Monograph 30: The process evaluation aimed to provide descriptive information about the IDAT program operations, its reach, strengths and weaknesses, patient progression though the model of care, and the feasibility and appropriateness of the model of care. In providing this description, it also aimed to evaluate whether the Act was being implemented according to how it was originally conceived, and the extent to which the implementation of the IDAT program was consistent with the Model of Care and the legislative basis for the program, at the time of the process evaluation. 

Monograph 31: The overall objective of this cost assessment was to report on the estimates of the costs of delivering the IDAT program across four years - from the commencement of the program (July 2012) to June 2016. The perspective of this study was the clinical costs associated with delivery of IDAT, excluding infrastructure costs. Wherever possible this study used cost estimates of actual program delivery rather than the funding allocated to the program. The focus on actual costs is important for understanding the real costs of service provision, planning for future budget allocations, and providing the basis for potential future comparative analyses. 

Monograph 32: The aim of this outcome evaluation was to assess the effectiveness of the IDAT program in reducing alcohol and drug use and improving health and social outcomes. The effectiveness of the IDAT program is not only determined by the clinical intervention but by a combination of components:

  1. referral to IDAT and the procedural justice practices involved in referral and admission
  2. perceptions and impacts of coercion
  3. medical, clinical and psychological interventions provided in inpatient treatment, and
  4. services linking patients to community aftercare.

For involuntary treatment, it is important to include perceived coercion and associated negative emotional reactions. As such, this evaluation also examines if patients’ perceive coercion and negative emotional reactions may have negative impacts on treatment outcomes in addition to the clinical treatment outcomes. 

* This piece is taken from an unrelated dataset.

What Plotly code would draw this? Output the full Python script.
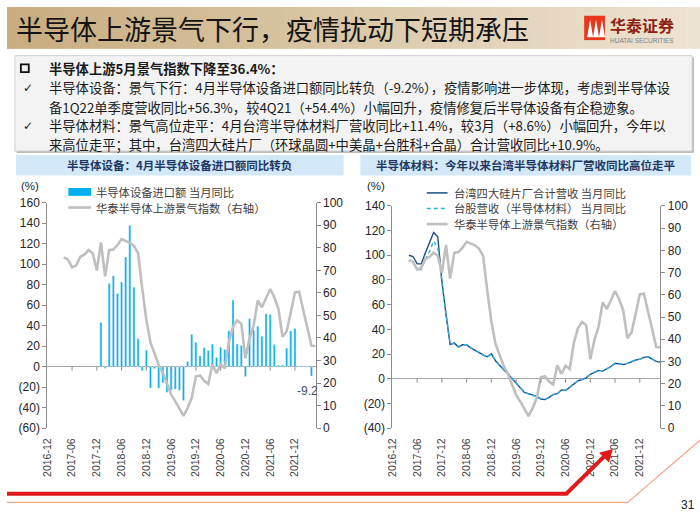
import plotly.graph_objects as go

W, H = 700, 525

months = [f"{2016 + (11 + k)//12}-{(11 + k) % 12 + 1:02d}" for k in range(66)]
tick_months = months[::6][:11]

# 半导体设备进口额 当月同比 (%), 2016-12 .. 2022-05
equip_yoy = [None]*13 + [
    43, -1.5, 81, 88.6, 71.3, 82.7, 107, 138, 77.6, 27.2, -4, 16.2,
    -20.8, -2, -21, -16, -25, -23, -22, -23, -33, 5, 31.7, 23.8,
    10.5, 18.4, 15.8, 22, 8.9, 19, 16.8, 35, 65, 22, 20.6, -9.5,
    46.8, 35.7, 39.3, 29.7, 51.6, 51, 21.5, 1.5, 1.5, 17.9, 34.8, 37.3,
    0.6, 0.6, 0.6, -9.2, None]

# 华泰半导体上游景气指数 (右轴)
boom_index = [None]*4 + [
    75.7, 74.8, 71.3, 72.2, 76, 77, 79, 77.6, 69.9,
    82.4, 67.3, 78.9, 79.2, 81.2, 83.8, 83, 82.2, 80.8, 77.5, 62, 48,
    38, 32.5, 28, 24.4, 20, 15, 12, 8.5, 5.4, 9, 13.4, 22.9,
    23.4, 21, 19.6, 28.3, 24.4, 28.1, 26.6, 38.3, 44.9, 47.8, 46.3, 31,
    39.7, 45.6, 56.6, 53.6, 58, 61.7, 58, 52.9, 40.5, 43, 51.4, 60.2,
    60.5, 52.9, 44.9, 36.5, 36.4]

# 台湾四大硅片厂合计营收 当月同比 (%)
wafer_yoy = [None]*4 + [
    100, 99, 93, 93, 102, 111, 118.5, 115, 79,
    52, 27.7, 29, 25.7, 27.5, 27.5, 25, 23, 21.2, 19.4, 17.8, 20.2,
    14.6, 10.7, 7.3, 4.1, 0.2, -3.8, -7.7, -11.1, -12.1, -13.5, -14.3, -16.4,
    -16.9, -15.1, -12.9, -12.1, -9, -9.5, -6.9, -3.8, -1.7, -0.6, 0.7, 3.6,
    5.4, 6.8, 6.2, 8, 9.9, 12.5, 12, 11.5, 12.5, 14.1, 15.1, 15.9,
    17.3, 17.8, 15.9, 14.1, 13.6]

# 台股营收（半导体材料）当月同比 (%)
material_yoy = [None]*4 + [
    95.5, 95, 88.5, 88.5, 97, 103, 111.5, 106, 78,
    51, 28.2, 28.6, 26.2, 27.2, 27.8, 25.3, 23.2, 21, 19.6, 17.5, 20,
    14.8, 10.9, 7.6, 4.3, 0.5, -3.5, -7.4, -10.8, -12.3, -13.2, -14.6, -16.1,
    -16.6, -15.4, -12.6, -12.3, -9.3, -9.2, -7.1, -3.6, -1.9, -0.4, 0.9, 3.4,
    5.6, 6.6, 6.5, 7.8, 10.1, 12.3, 12.2, 11.3, 12.7, 13.9, 15.3, 15.7,
    17.1, 17.6, 16.2, 13.8, 13.4]

left_ticks = list(range(-60, 161, 20))
right_ticks = list(range(0, 101, 10))
left2_ticks = list(range(-40, 141, 20))


def fmt(v):
    return f"({-v})" if v < 0 else str(v)


CJK = "Noto Sans CJK SC"
NUM = "Liberation Sans"
AXC = "#8c8c8c"
BAR = "#00b0f0"
GRAY = "#bfbfbf"

fig = go.Figure()

# ---- left chart ----
fig.add_trace(go.Bar(x=months, y=equip_yoy, marker_color=BAR, width=0.5,
                     name="半导体设备进口额 当月同比", xaxis="x", yaxis="y",
                     showlegend=False))
fig.add_trace(go.Scatter(x=months, y=boom_index, mode="lines",
                         line=dict(color=GRAY, width=2.6),
                         name="华泰半导体上游景气指数（右轴）", xaxis="x", yaxis="y2",
                         showlegend=False))
# ---- right chart ----
fig.add_trace(go.Scatter(x=months, y=boom_index, mode="lines",
                         line=dict(color=GRAY, width=2.6),
                         name="华泰半导体上游景气指数（右轴）", xaxis="x2", yaxis="y4",
                         showlegend=False))
fig.add_trace(go.Scatter(x=months, y=wafer_yoy, mode="lines",
                         line=dict(color="#1f4b86", width=1.4),
                         name="台湾四大硅片厂合计营收 当月同比", xaxis="x2", yaxis="y3",
                         showlegend=False))
fig.add_trace(go.Scatter(x=months, y=material_yoy, mode="lines",
                         line=dict(color="#2fb0e8", width=1.4, dash="4px,3px"),
                         name="台股营收（半导体材料）当月同比", xaxis="x2", yaxis="y3",
                         showlegend=False))

ybot = 1 - 432.7 / H
xcommon = dict(type="category", categoryorder="array", categoryarray=months,
               range=[0, 65], tickmode="array", tickvals=tick_months,
               ticktext=tick_months, tickangle=-90, showgrid=False, showline=False,
               zeroline=False, ticks="outside", ticklen=5, tickcolor="rgba(0,0,0,0)",
               tickfont=dict(family=NUM, size=10.5, color="#404040"))
ycommon = dict(showgrid=False, showline=True, linecolor=AXC, linewidth=1,
               ticks="outside", ticklen=4, tickcolor=AXC,
               tickfont=dict(family=NUM, size=12, color="#262626"))

fig.update_layout(
    width=W, height=H, margin=dict(l=0, r=0, t=0, b=0),
    paper_bgcolor="white", plot_bgcolor="rgba(0,0,0,0)",
    bargap=0.5,
    xaxis=dict(domain=[40.7 / W, 311.7 / W], anchor="y", **xcommon),
    yaxis=dict(domain=[ybot, 1 - 201 / H], anchor="x", range=[-60, 160],
               tickmode="array", tickvals=left_ticks,
               ticktext=[fmt(v) for v in left_ticks],
               zeroline=True, zerolinecolor="#a6a6a6", zerolinewidth=1, **ycommon),
    yaxis2=dict(overlaying="y", side="right", anchor="x", range=[0, 100],
                tickmode="array", tickvals=right_ticks, zeroline=False, **ycommon),
    xaxis2=dict(domain=[389.3 / W, 660 / W], anchor="y3", **xcommon),
    yaxis3=dict(domain=[ybot, 1 - 204.3 / H], anchor="x2", range=[-40, 140],
                tickmode="array", tickvals=left2_ticks,
                ticktext=[fmt(v) for v in left2_ticks],
                zeroline=True, zerolinecolor="#a6a6a6", zerolinewidth=1, **ycommon),
    yaxis4=dict(overlaying="y3", side="right", anchor="x2", range=[0, 100],
                tickmode="array", tickvals=right_ticks, zeroline=False, **ycommon),
)

shapes = []
ann = []

# tick marks on the zero lines
for t in tick_months[1:]:
    shapes.append(dict(type="line", xref="x", yref="y", x0=t, x1=t, y0=0, y1=-4,
                       ysizemode="pixel", yanchor=0, line=dict(color=AXC, width=1)))
    shapes.append(dict(type="line", xref="x2", yref="y3", x0=t, x1=t, y0=0, y1=-4,
                       ysizemode="pixel", yanchor=0, line=dict(color=AXC, width=1)))

# banner gradient
n = 50
c0 = (201, 173, 128)
c1 = (238, 228, 210)
for i in range(n):
    f = i / (n - 1)
    col = tuple(int(c0[j] + (c1[j] - c0[j]) * f) for j in range(3))
    shapes.append(dict(type="rect", xref="paper", yref="paper",
                       x0=i / n, x1=(i + 1) / n + 0.002, y0=1 - 43 / H, y1=1,
                       line=dict(width=0), fillcolor=f"rgb{col}", layer="below"))

ann.append(dict(text="半导体上游景气下行，疫情扰动下短期承压", x=7 / W, y=1 - 22 / H,
                xref="paper", yref="paper", xanchor="left", yanchor="middle",
                showarrow=False, font=dict(family=CJK, size=27, color="#141414")))

# logo
shapes.append(dict(type="rect", xref="paper", yref="paper", x0=583 / W, x1=604 / W,
                   y0=1 - 34 / H, y1=1 - 9 / H, line=dict(width=0),
                   fillcolor="#e8381b"))
for k in range(3):
    xx = 586 + k * 6
    shapes.append(dict(type="path", xref="paper", yref="paper",
                       path=f"M {xx / W},{1 - 31 / H} L {(xx + 3) / W},{1 - 13 / H} L {(xx + 6) / W},{1 - 31 / H} Z",
                       line=dict(width=0), fillcolor="white"))
ann.append(dict(text="<b>华泰证券</b>", x=607 / W, y=1 - 18 / H, xref="paper", yref="paper",
                xanchor="left", yanchor="middle", showarrow=False,
                font=dict(family=CJK, size=16, color="#8e1f16")))
ann.append(dict(text="HUATAI SECURITIES", x=607 / W, y=1 - 34 / H, xref="paper", yref="paper",
                xanchor="left", yanchor="middle", showarrow=False,
                font=dict(family=NUM, size=6.5, color="#7f7f7f")))

# text box
shapes.append(dict(type="rect", xref="paper", yref="paper", x0=10 / W, x1=694 / W,
                   y0=1 - 150 / H, y1=1 - 52 / H, line=dict(width=0),
                   fillcolor="#bdbdbd", layer="below"))
shapes.append(dict(type="rect", xref="paper", yref="paper", x0=8 / W, x1=692 / W,
                   y0=1 - 148 / H, y1=1 - 50 / H, line=dict(color="#d0d0d0", width=1),
                   fillcolor="#f3f3f3", layer="below"))
shapes.append(dict(type="rect", xref="paper", yref="paper", x0=14 / W, x1=22 / W,
                   y0=1 - 67 / H, y1=1 - 59 / H, line=dict(color="#111111", width=1.8)))
lines = [
    (63, "<b>半导体上游5月景气指数下降至36.4%：</b>", 40, None),
    (83, "半导体设备：景气下行：4月半导体设备进口额同比转负（-9.2%），疫情影响进一步体现，考虑到半导体设", 40, "✓"),
    (103, "备1Q22单季度营收同比+56.3%，较4Q21（+54.4%）小幅回升，疫情修复后半导体设备有企稳迹象。", 40, None),
    (122, "半导体材料：景气高位走平：4月台湾半导体材料厂营收同比+11.4%，较3月（+8.6%）小幅回升，今年以", 40, "✓"),
    (141, "来高位走平；其中，台湾四大硅片厂（环球晶圆+中美晶+台胜科+合晶）合计营收同比+10.9%。", 40, None),
]
for y, t, x, mark in lines:
    ann.append(dict(text=t, x=x / W, y=1 - y / H, xref="paper", yref="paper",
                    xanchor="left", yanchor="middle", showarrow=False,
                    font=dict(family=CJK, size=13.3, color="#1a1a1a")))
    if mark:
        ann.append(dict(text=mark, x=14 / W, y=1 - y / H, xref="paper", yref="paper",
                        xanchor="left", yanchor="middle", showarrow=False,
                        font=dict(family="DejaVu Sans", size=12, color="#1a1a1a")))

# chart title boxes
for x0, x1, t in [(9, 340, "半导体设备：4月半导体设备进口额同比转负"),
                  (357, 691, "半导体材料：今年以来台湾半导体材料厂营收同比高位走平")]:
    shapes.append(dict(type="rect", xref="paper", yref="paper", x0=x0 / W, x1=x1 / W,
                       y0=1 - 173 / H, y1=1 - 152 / H, line=dict(width=0),
                       fillcolor="#d3e8f8", layer="below"))
    ann.append(dict(text=f"<b>{t}</b>", x=(x0 + x1) / 2 / W, y=1 - 162.5 / H,
                    xref="paper", yref="paper", xanchor="center", yanchor="middle",
                    showarrow=False, font=dict(family=CJK, size=11.5, color="#1f3864")))

# (%) labels
for x in (12, 362):
    ann.append(dict(text="(%)", x=x / W, y=1 - 184 / H, xref="paper", yref="paper",
                    xanchor="left", yanchor="middle", showarrow=False,
                    font=dict(family=NUM, size=11.5, color="#262626")))

# legends (left chart)
LEGF = dict(family=CJK, size=11.3, color="#404040")
shapes.append(dict(type="rect", xref="paper", yref="paper", x0=62 / W, x1=85 / W,
                   y0=1 - 194 / H, y1=1 - 186 / H, line=dict(width=0), fillcolor=BAR))
shapes.append(dict(type="line", xref="paper", yref="paper", x0=62 / W, x1=85 / W,
                   y0=1 - 206 / H, y1=1 - 206 / H, line=dict(color=GRAY, width=2.6)))
ann.append(dict(text="半导体设备进口额 当月同比", x=88 / W, y=1 - 190 / H, xref="paper",
                yref="paper", xanchor="left", yanchor="middle", showarrow=False, font=LEGF))
ann.append(dict(text="华泰半导体上游景气指数（右轴）", x=88 / W, y=1 - 206 / H, xref="paper",
                yref="paper", xanchor="left", yanchor="middle", showarrow=False, font=LEGF))
# legends (right chart)
shapes.append(dict(type="line", xref="paper", yref="paper", x0=424 / W, x1=445 / W,
                   y0=1 - 191 / H, y1=1 - 191 / H, line=dict(color="#1f4b86", width=1.5)))
shapes.append(dict(type="line", xref="paper", yref="paper", x0=424 / W, x1=445 / W,
                   y0=1 - 207 / H, y1=1 - 207 / H,
                   line=dict(color="#2fb0e8", width=1.5, dash="4px,3px")))
shapes.append(dict(type="line", xref="paper", yref="paper", x0=424 / W, x1=445 / W,
                   y0=1 - 223 / H, y1=1 - 223 / H, line=dict(color=GRAY, width=2.6)))
for y, t in [(191, "台湾四大硅片厂合计营收 当月同比"),
             (207, "台股营收（半导体材料） 当月同比"),
             (223, "华泰半导体上游景气指数（右轴）")]:
    ann.append(dict(text=t, x=449 / W, y=1 - y / H, xref="paper", yref="paper",
                    xanchor="left", yanchor="middle", showarrow=False, font=LEGF))

# -9.2 label
ann.append(dict(text="-9.2", x="2022-04", y=-9.2, xref="x", yref="y", xshift=-4, yshift=-6,
                xanchor="center", yanchor="top", showarrow=False,
                font=dict(family=NUM, size=12, color="#44546a")))

# bottom decorations
shapes.append(dict(type="path", xref="paper", yref="paper",
                   path=f"M 0,{1 - 500 / H} L {565 / W},{1 - 500 / H} L {603 / W},{1 - 462 / H}",
                   line=dict(color="#e01a1a", width=4)))
shapes.append(dict(type="path", xref="paper", yref="paper",
                   path=f"M {598 / W},{1 - 458 / H} L {612 / W},{1 - 454 / H} L {608 / W},{1 - 468 / H} Z",
                   line=dict(width=0), fillcolor="#e01a1a"))
shapes.append(dict(type="path", xref="paper", yref="paper",
                   path=f"M 0,{1 - 509 / H} L {627 / W},{1 - 509 / H} L {700 / W},{1 - 445 / H}",
                   line=dict(color="#f4a582", width=1.2)))
ann.append(dict(text="31", x=688 / W, y=1 - 512 / H, xref="paper", yref="paper",
                xanchor="center", yanchor="middle", showarrow=False,
                font=dict(family=NUM, size=12, color="#262626")))

fig.update_layout(shapes=shapes, annotations=ann)
fig.write_html("out.html", config={"displayModeBar": False},
               post_script="document.body.style.margin='0';document.body.style.overflow='hidden';")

Monograph 33: This IDAT Data Linkage Study aimed to compare IDAT patients to a comparison group comprised of people in similar circumstances to those of IDAT. It used administrative health and mortality records, rather than directly collected patient data. The key comparisons were conducted on changes in health service usage (12 months before and 12 months after IDAT, in comparison with a control group), including changes in emergency admissions, unplanned hospital admissions and differences in mortality between the two groups.